> **Short exercise**
Your job is to retype all of the data word for word, leaving every image out.

> **Recorded data**
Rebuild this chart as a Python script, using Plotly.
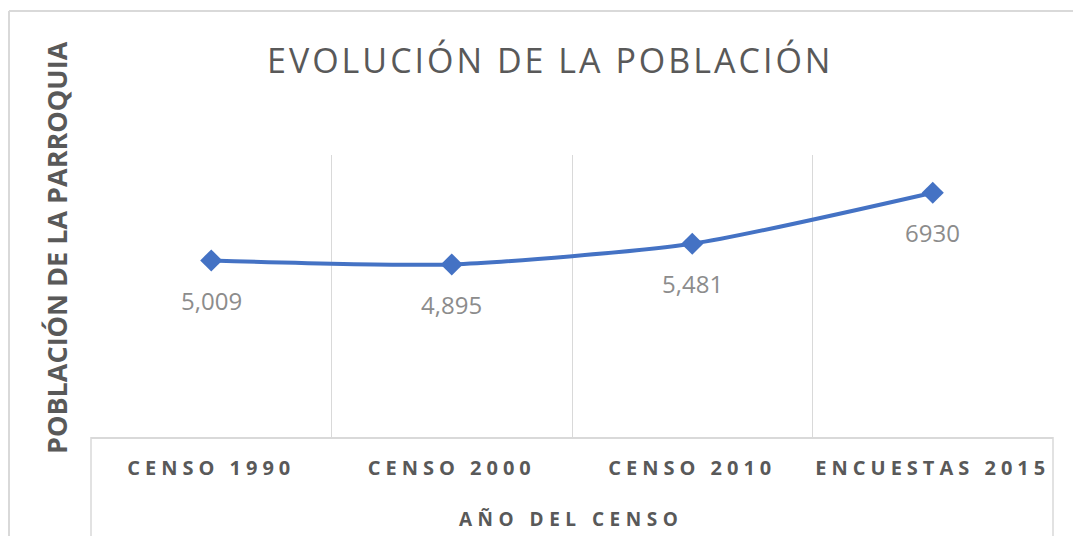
import plotly.graph_objects as go

categories = ["CENSO 1990", "CENSO 2000", "CENSO 2010", "ENCUESTAS 2015"]
population = [5009, 4895, 5481, 6930]
labels = ["5,009", "4,895", "5,481", "6930"]

title_text = "EVOLUCIÓN DE LA POBLACIÓN"
x_title = "AÑO DEL CENSO"
y_title = "POBLACIÓN DE LA PARROQUIA"

OFF = 8  # page body margin
W, H = 1081 - OFF, 536 - OFF
# plot area in screen pixels: x 91..1053, y 155..437
L, R, T, B = 91 - OFF, 1081 - 1053, 155 - OFF, 536 - 437
pw, ph = W - L - R, H - T - B

def px_x(px):
    return (px - OFF - L) / pw

def px_y(py):
    return (H - B - (py - OFF)) / ph

def spaced(s, sp):
    return f'<span style="letter-spacing:{sp}px">{s}</span>'

fig = go.Figure()
fig.add_trace(go.Scatter(
    x=categories, y=population, mode="lines+markers",
    line=dict(color="#4472C4", width=4, shape="spline", smoothing=0.6),
    marker=dict(symbol="diamond", size=17, color="#4472C4"),
    hoverinfo="skip", showlegend=False,
))

for c, v, t in zip(categories, population, labels):
    fig.add_annotation(x=c, y=v, text=t, showarrow=False, yshift=-40,
                       xanchor="center", yanchor="middle",
                       font=dict(family="Open Sans", size=24, color="#8c8c8c"))

grid = "#d9d9d9"
fig.update_layout(
    width=W, height=H,
    margin=dict(l=L, r=R, t=T, b=B, autoexpand=False),
    paper_bgcolor="white", plot_bgcolor="white",
    xaxis=dict(
        type="category", tickson="boundaries", showgrid=True, gridcolor=grid, gridwidth=1,
        showline=True, linecolor=grid, linewidth=2, ticks="",
        range=[-0.5, 3.5], tickangle=0, automargin=False,
        tickmode="array", tickvals=categories,
        ticktext=[spaced(c, 5) for c in categories],
        tickfont=dict(family="Open Sans", size=20, color="#595959", weight="bold"),
        ticklabelstandoff=12,
    ),
    yaxis=dict(range=[0, 8000], showgrid=False, showticklabels=False, zeroline=False,
               showline=False, ticks="", automargin=False),
)

# Titles
fig.add_annotation(xref="paper", yref="paper", x=px_x(550), y=px_y(60), text=spaced(title_text, 3),
                   xanchor="center", yanchor="middle",
                   showarrow=False, font=dict(family="Open Sans", size=34, color="#595959"))
fig.add_annotation(xref="paper", yref="paper", x=px_x(571), y=px_y(519), text=spaced(x_title, 5.5),
                   xanchor="center", yanchor="middle",
                   showarrow=False, font=dict(family="Open Sans", size=19, color="#595959", weight="bold"))
fig.add_annotation(xref="paper", yref="paper", x=px_x(56), y=px_y(248), text=y_title,
                   xanchor="center", yanchor="middle",
                   textangle=-90, showarrow=False,
                   font=dict(family="Open Sans", size=27, color="#595959", weight="bold"))

# Frame lines
shapes = [
    dict(type="line", xref="paper", yref="paper", x0=px_x(9), x1=px_x(1090), y0=px_y(11), y1=px_y(11),
         line=dict(color=grid, width=2)),
    dict(type="line", xref="paper", yref="paper", x0=px_x(9), x1=px_x(9), y0=px_y(11), y1=px_y(545),
         line=dict(color=grid, width=2)),
    dict(type="line", xref="paper", yref="paper", x0=0, x1=0, y0=0, y1=px_y(545),
         line=dict(color=grid, width=1.5)),
    dict(type="line", xref="paper", yref="paper", x0=1, x1=1, y0=0, y1=px_y(545),
         line=dict(color=grid, width=1.5)),
]
fig.update_layout(shapes=shapes)

fig.write_html("out.html")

> **Result**
Rebuild this chart as a Python script, using Plotly.
import plotly.graph_objects as go

categories = ["CENSO 1990", "CENSO 2000", "CENSO 2010", "ENCUESTAS 2015"]
population = [5009, 4895, 5481, 6930]
labels = ["5,009", "4,895", "5,481", "6930"]

title_text = "EVOLUCIÓN DE LA POBLACIÓN"
x_title = "AÑO DEL CENSO"
y_title = "POBLACIÓN DE LA PARROQUIA"

OFF = 8  # page body margin
W, H = 1081 - OFF, 536 - OFF
# plot area in screen pixels: x 91..1053, y 155..437
L, R, T, B = 91 - OFF, 1081 - 1053, 155 - OFF, 536 - 437
pw, ph = W - L - R, H - T - B

def px_x(px):
    return (px - OFF - L) / pw

def px_y(py):
    return (H - B - (py - OFF)) / ph

def spaced(s, sp):
    return f'<span style="letter-spacing:{sp}px">{s}</span>'

fig = go.Figure()
fig.add_trace(go.Scatter(
    x=categories, y=population, mode="lines+markers",
    line=dict(color="#4472C4", width=4, shape="spline", smoothing=0.6),
    marker=dict(symbol="diamond", size=17, color="#4472C4"),
    hoverinfo="skip", showlegend=False,
))

for c, v, t in zip(categories, population, labels):
    fig.add_annotation(x=c, y=v, text=t, showarrow=False, yshift=-40,
                       xanchor="center", yanchor="middle",
                       font=dict(family="Open Sans", size=24, color="#8c8c8c"))

grid = "#d9d9d9"
fig.update_layout(
    width=W, height=H,
    margin=dict(l=L, r=R, t=T, b=B, autoexpand=False),
    paper_bgcolor="white", plot_bgcolor="white",
    xaxis=dict(
        type="category", tickson="boundaries", showgrid=True, gridcolor=grid, gridwidth=1,
        showline=True, linecolor=grid, linewidth=2, ticks="",
        range=[-0.5, 3.5], tickangle=0, automargin=False,
        tickmode="array", tickvals=categories,
        ticktext=[spaced(c, 5) for c in categories],
        tickfont=dict(family="Open Sans", size=20, color="#595959", weight="bold"),
        ticklabelstandoff=12,
    ),
    yaxis=dict(range=[0, 8000], showgrid=False, showticklabels=False, zeroline=False,
               showline=False, ticks="", automargin=False),
)

# Titles
fig.add_annotation(xref="paper", yref="paper", x=px_x(550), y=px_y(60), text=spaced(title_text, 3),
                   xanchor="center", yanchor="middle",
                   showarrow=False, font=dict(family="Open Sans", size=34, color="#595959"))
fig.add_annotation(xref="paper", yref="paper", x=px_x(571), y=px_y(519), text=spaced(x_title, 5.5),
                   xanchor="center", yanchor="middle",
                   showarrow=False, font=dict(family="Open Sans", size=19, color="#595959", weight="bold"))
fig.add_annotation(xref="paper", yref="paper", x=px_x(56), y=px_y(248), text=y_title,
                   xanchor="center", yanchor="middle",
                   textangle=-90, showarrow=False,
                   font=dict(family="Open Sans", size=27, color="#595959", weight="bold"))

# Frame lines
shapes = [
    dict(type="line", xref="paper", yref="paper", x0=px_x(9), x1=px_x(1090), y0=px_y(11), y1=px_y(11),
         line=dict(color=grid, width=2)),
    dict(type="line", xref="paper", yref="paper", x0=px_x(9), x1=px_x(9), y0=px_y(11), y1=px_y(545),
         line=dict(color=grid, width=2)),
    dict(type="line", xref="paper", yref="paper", x0=0, x1=0, y0=0, y1=px_y(545),
         line=dict(color=grid, width=1.5)),
    dict(type="line", xref="paper", yref="paper", x0=1, x1=1, y0=0, y1=px_y(545),
         line=dict(color=grid, width=1.5)),
]
fig.update_layout(shapes=shapes)

fig.write_html("out.html")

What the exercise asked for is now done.